What is expected:
Return every line below as is, leaving out the pictures.

Data lines:
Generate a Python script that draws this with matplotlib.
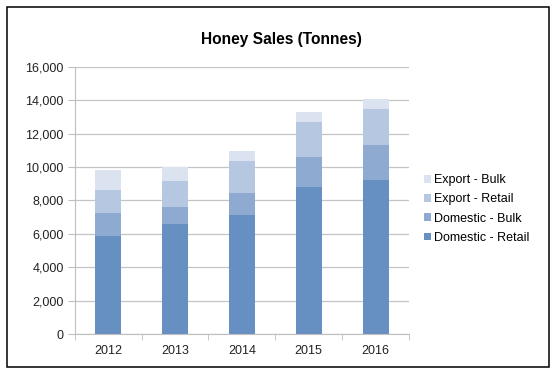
import matplotlib
matplotlib.use("Agg")
import matplotlib.pyplot as plt
from matplotlib.patches import Rectangle
import numpy as np

plt.rcParams["font.family"] = ["Liberation Sans", "DejaVu Sans"]

years = ["2012", "2013", "2014", "2015", "2016"]
domestic_retail = [5870, 6570, 7110, 8830, 9250]
domestic_bulk = [1380, 1020, 1360, 1760, 2080]
export_retail = [1360, 1600, 1880, 2110, 2130]
export_bulk = [1190, 840, 630, 600, 620]

series = [
    ("Domestic - Retail", domestic_retail, "#668fc2"),
    ("Domestic - Bulk", domestic_bulk, "#8eaad1"),
    ("Export - Retail", export_retail, "#b6c7e2"),
    ("Export - Bulk", export_bulk, "#dbe3f1"),
]

fig = plt.figure(figsize=(5.58, 3.78), dpi=100)
# outer frame around the whole chart
fig.patches.append(Rectangle((7 / 558, 11 / 378), 542 / 558, 360 / 378,
                             transform=fig.transFigure, fill=False,
                             edgecolor="black", linewidth=1.1))

ax = fig.add_axes([0.134, 0.1164, 0.599, 0.7064])
x = np.arange(len(years))
bottom = np.zeros(len(years))
handles = []
for name, vals, color in series:
    b = ax.bar(x, vals, width=0.39, bottom=bottom, color=color, label=name, zorder=2)
    handles.append(b)
    bottom += np.array(vals)

ax.set_xlim(-0.5, len(years) - 0.5)
ax.set_ylim(0, 16000)
ax.set_yticks(np.arange(0, 16001, 2000))
ax.set_yticklabels([f"{v:,}" for v in range(0, 16001, 2000)])
ax.set_xticks(x)
ax.set_xticklabels(years)
ax.set_xticks(np.arange(-0.5, len(years), 1.0), minor=True)
ax.tick_params(axis="x", which="major", length=0, pad=8, labelsize=9, labelcolor="#222222")
ax.tick_params(axis="x", which="minor", length=4, color="#bfbfbf")
ax.tick_params(axis="y", length=5, color="#bfbfbf", labelsize=9, labelcolor="#222222", pad=3)
ax.grid(axis="y", color="#c4c4c4", linewidth=0.9, zorder=0)
ax.set_axisbelow(True)
for s in ["top", "right"]:
    ax.spines[s].set_visible(False)
for s in ["left", "bottom"]:
    ax.spines[s].set_color("#bfbfbf")

fig.text(0.5036, 0.896, "Honey Sales (Tonnes)", ha="center", va="center",
         fontsize=11.2, fontweight="bold")

fig.legend(handles[::-1], [s[0] for s in series][::-1],
           loc="center left", bbox_to_anchor=(0.739, 0.447), frameon=False,
           fontsize=9, handlelength=0.6, handleheight=0.6, handletextpad=0.25,
           labelspacing=0.58)

fig.savefig("out.png", dpi=100)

Written response:
Generate a Python script that draws this with matplotlib.
import matplotlib
matplotlib.use("Agg")
import matplotlib.pyplot as plt
from matplotlib.patches import Rectangle
import numpy as np

plt.rcParams["font.family"] = ["Liberation Sans", "DejaVu Sans"]

years = ["2012", "2013", "2014", "2015", "2016"]
domestic_retail = [5870, 6570, 7110, 8830, 9250]
domestic_bulk = [1380, 1020, 1360, 1760, 2080]
export_retail = [1360, 1600, 1880, 2110, 2130]
export_bulk = [1190, 840, 630, 600, 620]

series = [
    ("Domestic - Retail", domestic_retail, "#668fc2"),
    ("Domestic - Bulk", domestic_bulk, "#8eaad1"),
    ("Export - Retail", export_retail, "#b6c7e2"),
    ("Export - Bulk", export_bulk, "#dbe3f1"),
]

fig = plt.figure(figsize=(5.58, 3.78), dpi=100)
# outer frame around the whole chart
fig.patches.append(Rectangle((7 / 558, 11 / 378), 542 / 558, 360 / 378,
                             transform=fig.transFigure, fill=False,
                             edgecolor="black", linewidth=1.1))

ax = fig.add_axes([0.134, 0.1164, 0.599, 0.7064])
x = np.arange(len(years))
bottom = np.zeros(len(years))
handles = []
for name, vals, color in series:
    b = ax.bar(x, vals, width=0.39, bottom=bottom, color=color, label=name, zorder=2)
    handles.append(b)
    bottom += np.array(vals)

ax.set_xlim(-0.5, len(years) - 0.5)
ax.set_ylim(0, 16000)
ax.set_yticks(np.arange(0, 16001, 2000))
ax.set_yticklabels([f"{v:,}" for v in range(0, 16001, 2000)])
ax.set_xticks(x)
ax.set_xticklabels(years)
ax.set_xticks(np.arange(-0.5, len(years), 1.0), minor=True)
ax.tick_params(axis="x", which="major", length=0, pad=8, labelsize=9, labelcolor="#222222")
ax.tick_params(axis="x", which="minor", length=4, color="#bfbfbf")
ax.tick_params(axis="y", length=5, color="#bfbfbf", labelsize=9, labelcolor="#222222", pad=3)
ax.grid(axis="y", color="#c4c4c4", linewidth=0.9, zorder=0)
ax.set_axisbelow(True)
for s in ["top", "right"]:
    ax.spines[s].set_visible(False)
for s in ["left", "bottom"]:
    ax.spines[s].set_color("#bfbfbf")

fig.text(0.5036, 0.896, "Honey Sales (Tonnes)", ha="center", va="center",
         fontsize=11.2, fontweight="bold")

fig.legend(handles[::-1], [s[0] for s in series][::-1],
           loc="center left", bbox_to_anchor=(0.739, 0.447), frameon=False,
           fontsize=9, handlelength=0.6, handleheight=0.6, handletextpad=0.25,
           labelspacing=0.58)

fig.savefig("out.png", dpi=100)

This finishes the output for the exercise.